Deluge snaps connectivity in Himachal Pradesh, Uttarakhand; families worry over loved ones

Alka Singh, a producer at a Gurugram-based production house, has not been able to meet her family in Sarkhaghat, Himachal Pradesh, in a time of crisis. The roads connecting her village were washed away in a recent landslide. Ms. Singh’s elderly father, brother, and sister-in-law live in the foothills, a danger zone where most houses have been vacated, their anxiety escalating as they see water washing away farms, roads and houses around them every other day.
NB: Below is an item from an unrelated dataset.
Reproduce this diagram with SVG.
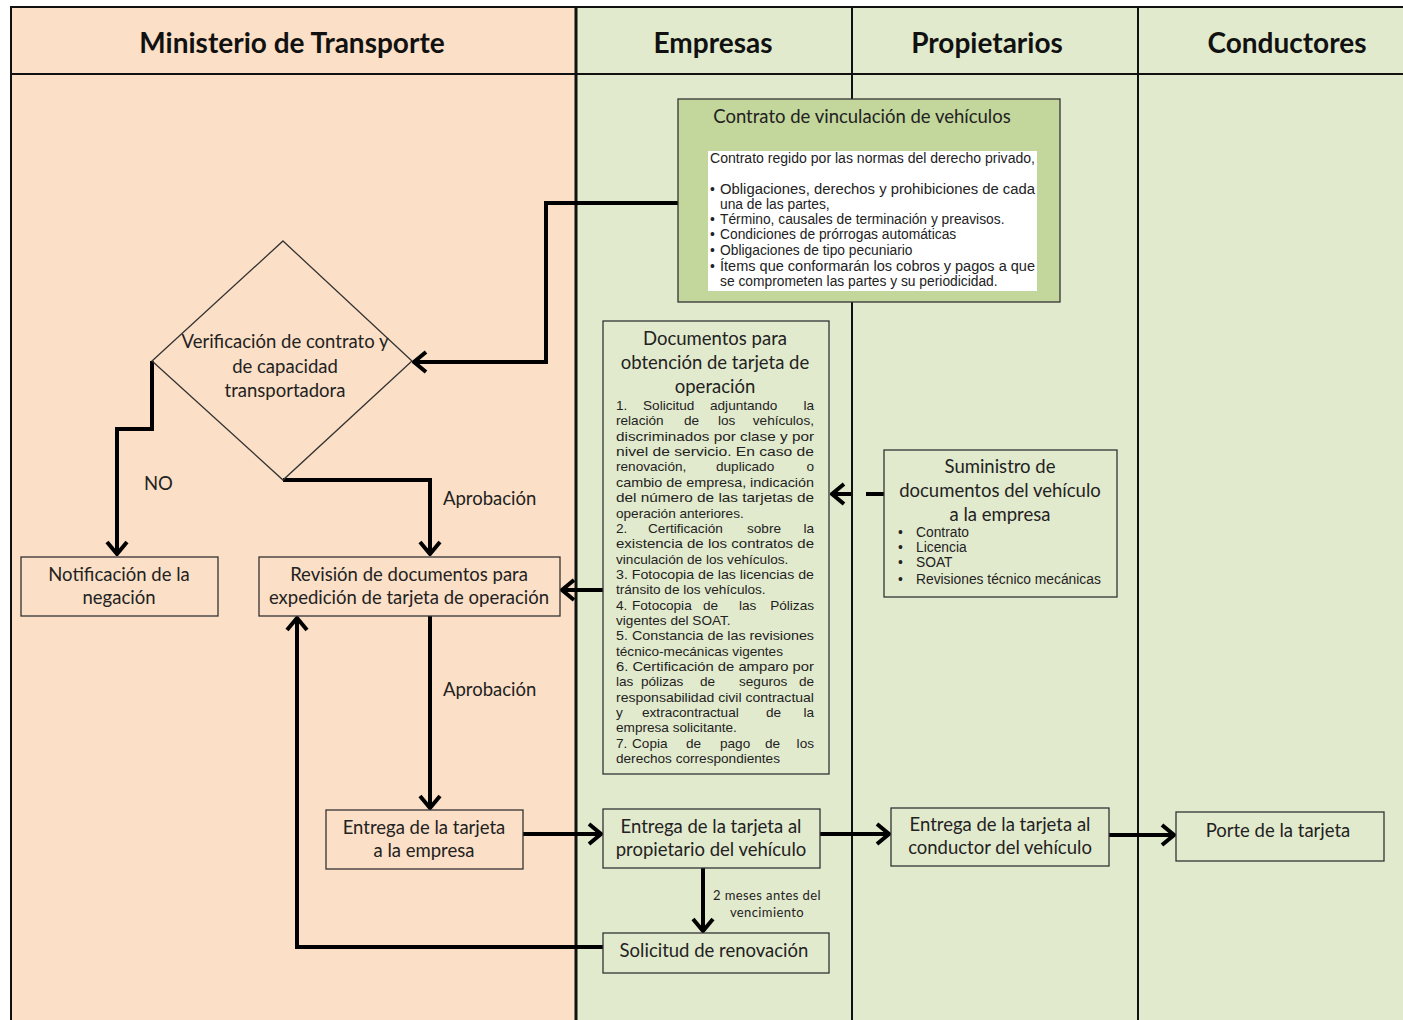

Over phone calls about eight to 10 times a day, Ms. Singh and her father try to hide their emotions but she is left in tears every time she hears the cries in videos from her home State posted on social media. She then calls back her family to check on them, only to cry again after the call ends.

“I have quit watching TV news as it left me more panicked. But how much can one can skip social media with the kind of job I have? Ms. Singh asks, helpless as she is, nearly 400 km away from her family stuck in the deluge.

She learnt that the Head of the Department of Mathematics at Himachal Pradesh University had died in a landslide. “The death of someone you know moves you to the core. He was the guide to so many people I know,” she said.

While Ms. Singh has not been able to make her way home, Srishti Jaswal, a Delhi-based journalist, remained calm for the first six days, but then decided to head home when she heard her parents, uncle and aunt, part of a joint family, were packing their bags, scared their home, like many others, would be hit by a landslide too.

At Mandi, where her family lives, power outages have left people charging devices whenever they can.

“I spent stressful days and sleepless nights as I couldn’t be of any help to my family amid all this deluge. But my breaking moment was when my mother said she was packing the jewellery and essential documents so that they could run in case of an emergency, after hearing the homes of our relatives had been washed away,” Ms. Jaswal, who took multiple forms of local transport to get home, said.

“There was a scary moment when my phone’s battery was low and I had to switch it off. But now I breathe more easily because I am with my family,” she told The Hindu.

Editor | A necessary brake: On altered weather patterns and infrastructure development

Ashok Guleria is a policeman in Himachal Pradesh. His house was washed away but he returned to work within hours, and his story was featured in headlines. Mr. Guleria has a son studying in Mohali and a married daughter living in Firozpur. He advised his children, both of whom wanted to return home to help, against visiting. “We have a pain which will last forever but how can I put their lives in trouble too?” Mr. Guleria asked.

Panic gripped Riya Sohini, currently studying in Bengaluru, when she heard of the temple that had collapsed in Shimla. Her mother, her only parent, lives in Shimla.

“I wanted my mother to come to Bangalore. But there is no way to do that immediately. We just helped each other emotionally, sitting thousands of kilometres apart. Now, things are better, so I am a little relieved,” Ms. Sohini said.

While the cause of great fear, the catastrophe has also strengthened family bonds. Connections are forming over social media to get information on the ground from neighbours and others living nearby in affected areas. In many instances, people who haven’t spoken to each other for years now try to check on each other. Many have shared their agony on television, breaking down upon seeing people they know.

Deepan Joshi, a senior journalist in Delhi, whose extended family lives in Mandi, says that conversations with friends who are in a similar position have become longer. “We share the same pain of seeing our people and towns in a bad shape,” he said.

At a radio station in Dehradun, panicked calls of people seeking help for loved ones in the hills are more frequent than ever before. While many distress calls are from victims of landslides, some seek help for their families. “Sometimes, the cries on the other side of the phone are heart-wrenching,” Devanggana Chauhan, radio jockey for Red FM, said.